Aug. 13, 2010 — -- Katherine Miller is the ninth-ranked Cadet in her class of 1,157 at the United States Military Academy. She has a grade point average of 3.829 out of 4.0, and has scored as high as 367 on the military's fitness test, beating the theoretical maximum score of 300 points. She has completed U.S. Army Airborne School and written for a Washington Post blog.
Yet Miller will not enroll in West Point for her third year, will not graduate, join the Army and serve her country, and it has nothing to do with a disciplinary infraction or lack of qualifications. Instead, it is her sexual orientation.
Miller, 20, submitted her letter of resignation to her superiors and in it, revealed to them that she is a lesbian. She has resigned because of the military's "Don't Ask, Don't Tell" policy, or DADT, which forbids the military from asking a servicemember about her sexual orientation and calls for a servicemember to be discharged if she discloses that she is homosexual.
"At present, I find military service to be incompatible with personal values," Miller wrote in a draft of the letter, which was leaked to the media. She also wrote that she was not pressured or encouraged to resign, and came to the decision on her own.
Miller said in the letter that she can no longer bear to attend West Point, where the military's policy has forced her to conceal a portion of her identity, fabricate a straight dating history to appease her peers and stand by while others made derogatory comments about gays. She said she routinely endured sexual harassment for fear of being outed.

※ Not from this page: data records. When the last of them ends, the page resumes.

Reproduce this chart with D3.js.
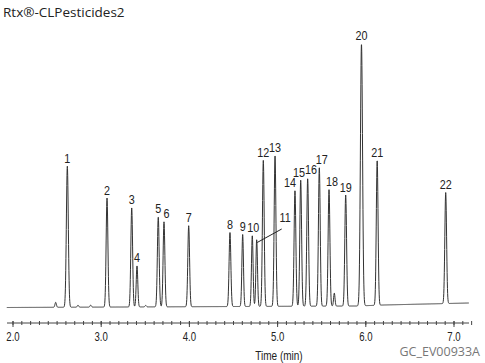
<!DOCTYPE html>
<html>
<head>
<meta charset="utf-8">
<script src="https://cdn.jsdelivr.net/npm/d3@7"></script>
<style>
  body { margin: 0; background: #fff; }
  svg { display: block; }
</style>
</head>
<body>
<div id="chart"></div>
<script>
// peak table
const peakIds    = ["1","2","3","4","5","6","7","8","9","10","11","12","13","14","15","16","17","18","19","20","21","22"];
const peakTimes  = [2.616, 3.066, 3.346, 3.406, 3.647, 3.712, 3.992, 4.460, 4.604, 4.713, 4.763, 4.838, 4.971, 5.197, 5.262, 5.341, 5.473, 5.583, 5.772, 5.951, 6.129, 6.906];
const peakHeights= [141, 109, 99, 41, 90, 85, 81, 74, 72, 71, 67, 146, 151, 116, 126, 128, 139, 117, 111, 262, 145, 111];
const peakWidths = [0.011, 0.010, 0.010, 0.009, 0.010, 0.010, 0.010, 0.010, 0.009, 0.009, 0.009, 0.010, 0.010, 0.010, 0.010, 0.010, 0.010, 0.010, 0.010, 0.012, 0.010, 0.010];

// small unlabelled bumps
const minorTimes   = [2.484, 2.737, 2.881, 3.505, 5.643];
const minorHeights = [5, 2, 2, 1.5, 13];

// baseline drift (time, level)
const driftTimes  = [1.93, 5.90, 6.20, 7.17];
const driftLevels = [0, 1.5, 2.5, 4.5];

const tickValues = [2, 3, 4, 5, 6, 7];
const title = "Rtx®-CLPesticides2";
const xTitle = "Time (min)";
const code = "GC_EV00933A";

const width = 485, height = 363;

const svg = d3.select("#chart").append("svg")
    .attr("width", width)
    .attr("height", height);

const x = d3.scaleLinear().domain([2, 7]).range([13, 454]);
const y = d3.scaleLinear().domain([0, 270]).range([307.5, 37.5]);
const drift = d3.scaleLinear().domain(driftTimes).range(driftLevels);

const peaks = peakIds.map((id, i) => ({id: id, t: peakTimes[i], h: peakHeights[i], w: peakWidths[i]}));
const bumps = minorTimes.map((t, i) => ({t: t, h: minorHeights[i], w: 0.008}));
const all = peaks.concat(bumps);

// trace
const t0 = 1.93, t1 = 7.17, step = 0.002;
const trace = d3.range(t0, t1, step).map(t => {
    let v = drift(t);
    all.forEach(p => {
        const z = (t - p.t) / p.w;
        if (Math.abs(z) < 8) v += p.h * Math.exp(-0.5 * z * z);
    });
    return [t, v];
});

const line = d3.line()
    .x(d => x(d[0]))
    .y(d => y(d[1]));

svg.append("path")
    .datum(trace)
    .attr("fill", "none")
    .attr("stroke", "#333")
    .attr("stroke-width", 1)
    .attr("d", line);

// condensed text: squeeze horizontally around its anchor
const squeeze = 0.8;
function narrowText(sel, fx, fy) {
    return sel.attr("transform", (d, i) => `translate(${fx(d, i)},${fy(d, i)}) scale(${squeeze},1)`);
}

// peak labels
const labelNudge = {
    "6": [2.5, 0], "14": [-5, 0], "15": [-1.7, 0], "16": [3.3, -1],
    "17": [2.4, 0], "18": [3, 0], "10": [1, 0]
};

const labelFont = "'Liberation Sans', Arial, sans-serif";

svg.append("g")
    .selectAll("text")
    .data(peaks.filter(p => p.id !== "11"))
    .join("text")
    .call(narrowText,
        d => x(d.t) + (labelNudge[d.id] ? labelNudge[d.id][0] : 0),
        d => y(d.h + drift(d.t)) - 3.5 + (labelNudge[d.id] ? labelNudge[d.id][1] : 0))
    .attr("text-anchor", "middle")
    .style("font-family", labelFont)
    .style("font-size", "13.5px")
    .style("fill", "#222")
    .text(d => d.id);

// peak 11 gets a leader line
const p11 = peaks.find(p => p.id === "11");
svg.append("line")
    .attr("x1", x(p11.t) + 0.5)
    .attr("y1", y(p11.h) + 2)
    .attr("x2", x(p11.t) + 25)
    .attr("y2", y(p11.h) - 11.5)
    .attr("stroke", "#222")
    .attr("stroke-width", 1);
svg.append("text")
    .datum(p11)
    .call(narrowText, d => x(d.t) + 28.5, d => y(d.h) - 19)
    .attr("text-anchor", "middle")
    .style("font-family", labelFont)
    .style("font-size", "13.5px")
    .style("fill", "#222")
    .text(d => d.id);

// time axis
const axisY = 323;
const axis = svg.append("g").attr("transform", `translate(0,${axisY})`);
axis.append("line")
    .attr("x1", 7).attr("x2", 469)
    .attr("stroke", "#444");

axis.selectAll("line.minor")
    .data(d3.range(1.95, 7.16, 0.1).map(v => Math.round(v * 10) / 10))
    .join("line")
    .attr("class", "minor")
    .attr("x1", d => x(d)).attr("x2", d => x(d))
    .attr("y1", -2).attr("y2", 2)
    .attr("stroke", "#444");

axis.selectAll("line.major")
    .data(tickValues)
    .join("line")
    .attr("class", "major")
    .attr("x1", d => x(d)).attr("x2", d => x(d))
    .attr("y1", -2).attr("y2", 4)
    .attr("stroke", "#444");

axis.selectAll("text")
    .data(tickValues)
    .join("text")
    .call(narrowText, d => x(d), () => 18)
    .attr("text-anchor", "middle")
    .style("font-family", labelFont)
    .style("font-size", "12px")
    .style("fill", "#222")
    .text(d => d3.format(".1f")(d));

svg.append("text")
    .datum(xTitle)
    .call(narrowText, () => 279, () => 360)
    .attr("text-anchor", "middle")
    .style("font-family", labelFont)
    .style("font-size", "12.5px")
    .style("fill", "#222")
    .text(d => d);

svg.append("text")
    .attr("x", 480)
    .attr("y", 356)
    .attr("text-anchor", "end")
    .style("font-family", "'Open Sans', sans-serif")
    .style("font-size", "12.5px")
    .style("fill", "#777")
    .text(code);

svg.append("text")
    .attr("x", 3)
    .attr("y", 17)
    .style("font-family", "'Open Sans', sans-serif")
    .style("font-size", "13.5px")
    .style("fill", "#222")
    .text(title);
</script>
</body>
</html>
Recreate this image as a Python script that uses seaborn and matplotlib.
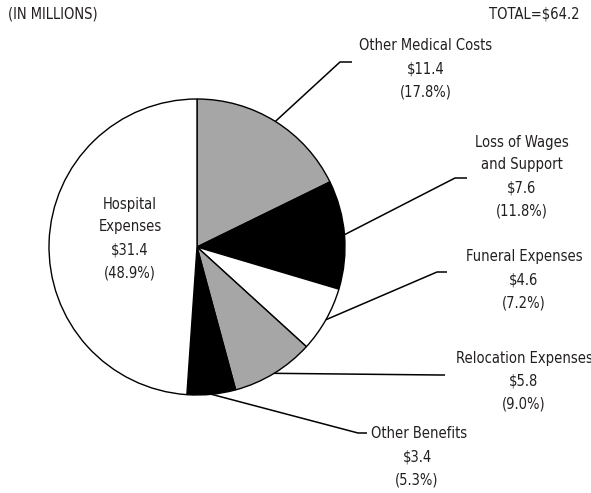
import numpy as np
import matplotlib
matplotlib.use("Agg")
import matplotlib.pyplot as plt
import seaborn as sns

categories = ["Other Medical Costs", "Loss of Wages\nand Support", "Funeral Expenses",
              "Relocation Expenses", "Other Benefits", "Hospital\nExpenses"]
values = [11.4, 7.6, 4.6, 5.8, 3.4, 31.4]
percents = [17.8, 11.8, 7.2, 9.0, 5.3, 48.9]
colors = ["#a6a6a6", "#000000", "#ffffff", "#a6a6a6", "#000000", "#ffffff"]

sns.set_theme(style="white")
plt.rcParams["font.family"] = ["DejaVu Sans"]
plt.rcParams["font.stretch"] = "condensed"

W, H = 591, 493
fig = plt.figure(figsize=(W / 100, H / 100), dpi=100)
ax = fig.add_axes([0, 0, 1, 1])

cx, cy, r = 197, H - 247, 148
wedges, _ = ax.pie(values, colors=colors, startangle=90, counterclock=False,
                   center=(cx, cy), radius=r, frame=True,
                   wedgeprops=dict(edgecolor="black", linewidth=1.0))
ax.set_xlim(0, W)
ax.set_ylim(0, H)
ax.set_aspect("equal")
ax.axis("off")

tc = "#231f20"
fs = 10.5
kw = dict(fontsize=fs, color=tc, fontstretch="condensed")

# label layout (image coords, y down): elbow, end, text center x, first line y
layout = [
    ((340, 62), (352, 62), 426, 46),
    ((455, 178), (467, 178), 522, 142),
    ((437, 272), (447, 272), 524, 257),
    ((440, 375), (445, 375), 524, 358),
    ((358, 433), (367, 433), 417, 434),
]

for i, (elb, end, tx, ty) in enumerate(layout):
    w = wedges[i]
    ang = np.deg2rad((w.theta1 + w.theta2) / 2)
    px, py = cx + r * np.cos(ang), cy + r * np.sin(ang)
    ax.plot([px, elb[0], end[0]], [py, H - elb[1], H - end[1]], color="black", lw=1.1,
            solid_capstyle="butt")
    lines = categories[i].split("\n") + [f"${values[i]:.1f}", f"({percents[i]:.1f}%)"]
    for k, s in enumerate(lines):
        if i == 4 and k == 0:
            ax.text(371, H - (ty + 23 * k), s, ha="left", va="center", **kw)
        else:
            ax.text(tx, H - (ty + 23 * k), s, ha="center", va="center", **kw)

# hospital label inside
hl = categories[5].split("\n") + [f"${values[5]:.1f}", f"({percents[5]:.1f}%)"]
for k, s in enumerate(hl):
    ax.text(130, H - (204 + 23 * k), s, ha="center", va="center", **kw)

ax.text(8, H - 14, "(IN MILLIONS)", ha="left", va="center", **kw)
ax.text(580, H - 14, "TOTAL=$64.2", ha="right", va="center", **kw)

fig.savefig("out.png", dpi=100)
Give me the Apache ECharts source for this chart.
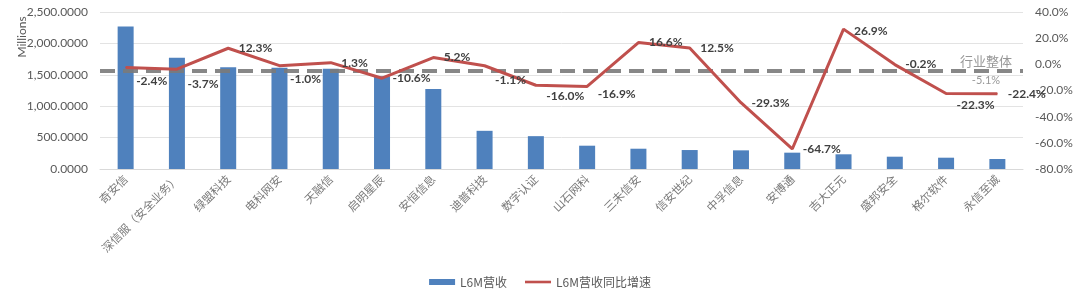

"In short, I have lied to my classmates and compromised my integrity and my identity by adhering to existing military policy," Miller wrote.
Sue Fulton, a West Point graduate, former Army captain, and communications director of Knights Out, a group of gay and lesbian West Point graduates and allies, said being homosexual in the military is extremely difficult. Knights Out provides advice for closeted cadets, but also works to show the military that gays and lesbians can and do serve effectively and provide a positive impact on the military. They are also actively engaged in working to repeal DADT.
"It's a constant struggle. There are constant compromises to your integrity when you can't be honest about who you are," Fulton told ABCNews.com.
"I know that Katie agonized over this because she loves the military," she said. "I think it would be fair to say that she is sad, but she is very clear on this decision."